---- Raw data

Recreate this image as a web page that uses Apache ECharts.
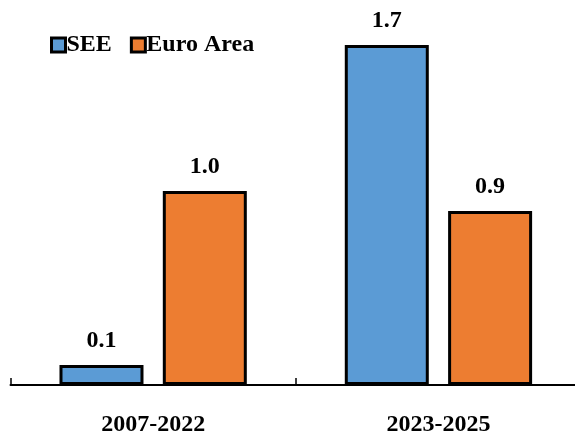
<!DOCTYPE html>
<html>
<head>
<meta charset="utf-8">
<script src="https://cdn.jsdelivr.net/npm/echarts@6/dist/echarts.min.js"></script>
<style>
html,body{margin:0;padding:0;background:#fff;overflow:hidden;width:575px;height:437px;}
#chart{width:584px;height:437px;}
</style>
</head>
<body>
<div id="chart"></div>
<script>
const categories = ['2007-2022', '2023-2025'];
const seeValues = [0.1, 1.7];
const euroValues = [0.97, 0.87];
const seriesNames = ['SEE', 'Euro Area'];

const FONT = "'Liberation Serif', 'Times New Roman', serif";
const chart = echarts.init(document.getElementById('chart'));

const labelCfg = {
  show: true,
  position: 'top',
  distance: 12,
  fontFamily: FONT,
  fontWeight: 'bold',
  fontSize: 24,
  color: '#000',
  formatter: p => p.value.toFixed(1)
};

chart.setOption({
  animation: false,
  backgroundColor: '#fff',
  legend: {
    left: 45,
    top: 28,
    itemWidth: 14,
    itemHeight: 14,
    itemGap: 18,
    icon: 'rect',
    itemStyle: { borderColor: '#000', borderWidth: 3 },
    textStyle: { fontFamily: FONT, fontWeight: 'bold', fontSize: 24, color: '#000', padding: [0,0,0,-4] },
    data: seriesNames
  },
  grid: { left: 10.5, width: 570.6, top: 25, height: 360 },
  xAxis: {
    type: 'category',
    data: categories,
    axisLine: { lineStyle: { color: '#000', width: 2 } },
    axisTick: { show: true, inside: true, length: 7, lineStyle: { color: '#000', width: 1.5 } },
    axisLabel: { margin: 28, fontFamily: FONT, fontWeight: 'bold', fontSize: 24, color: '#000' }
  },
  yAxis: {
    type: 'value', min: 0, max: 1.8, show: false,
    splitLine: { show: false }
  },
  series: [
    {
      name: seriesNames[0], type: 'bar', data: seeValues,
      barWidth: 84, barGap: '23%',
      itemStyle: { color: '#5B9BD5', borderColor: '#000', borderWidth: 3 },
      label: labelCfg
    },
    {
      name: seriesNames[1], type: 'bar', data: euroValues,
      barWidth: 84, barGap: '23%',
      itemStyle: { color: '#ED7D31', borderColor: '#000', borderWidth: 3 },
      label: labelCfg
    }
  ]
});
</script>
</body>
</html>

--------

Copy out all of the material exactly as written, without its pictures.

● **Answer to the problem**
Recreate this image as a web page that uses Apache ECharts.
<!DOCTYPE html>
<html>
<head>
<meta charset="utf-8">
<script src="https://cdn.jsdelivr.net/npm/echarts@6/dist/echarts.min.js"></script>
<style>
html,body{margin:0;padding:0;background:#fff;overflow:hidden;width:575px;height:437px;}
#chart{width:584px;height:437px;}
</style>
</head>
<body>
<div id="chart"></div>
<script>
const categories = ['2007-2022', '2023-2025'];
const seeValues = [0.1, 1.7];
const euroValues = [0.97, 0.87];
const seriesNames = ['SEE', 'Euro Area'];

const FONT = "'Liberation Serif', 'Times New Roman', serif";
const chart = echarts.init(document.getElementById('chart'));

const labelCfg = {
  show: true,
  position: 'top',
  distance: 12,
  fontFamily: FONT,
  fontWeight: 'bold',
  fontSize: 24,
  color: '#000',
  formatter: p => p.value.toFixed(1)
};

chart.setOption({
  animation: false,
  backgroundColor: '#fff',
  legend: {
    left: 45,
    top: 28,
    itemWidth: 14,
    itemHeight: 14,
    itemGap: 18,
    icon: 'rect',
    itemStyle: { borderColor: '#000', borderWidth: 3 },
    textStyle: { fontFamily: FONT, fontWeight: 'bold', fontSize: 24, color: '#000', padding: [0,0,0,-4] },
    data: seriesNames
  },
  grid: { left: 10.5, width: 570.6, top: 25, height: 360 },
  xAxis: {
    type: 'category',
    data: categories,
    axisLine: { lineStyle: { color: '#000', width: 2 } },
    axisTick: { show: true, inside: true, length: 7, lineStyle: { color: '#000', width: 1.5 } },
    axisLabel: { margin: 28, fontFamily: FONT, fontWeight: 'bold', fontSize: 24, color: '#000' }
  },
  yAxis: {
    type: 'value', min: 0, max: 1.8, show: false,
    splitLine: { show: false }
  },
  series: [
    {
      name: seriesNames[0], type: 'bar', data: seeValues,
      barWidth: 84, barGap: '23%',
      itemStyle: { color: '#5B9BD5', borderColor: '#000', borderWidth: 3 },
      label: labelCfg
    },
    {
      name: seriesNames[1], type: 'bar', data: euroValues,
      barWidth: 84, barGap: '23%',
      itemStyle: { color: '#ED7D31', borderColor: '#000', borderWidth: 3 },
      label: labelCfg
    }
  ]
});
</script>
</body>
</html>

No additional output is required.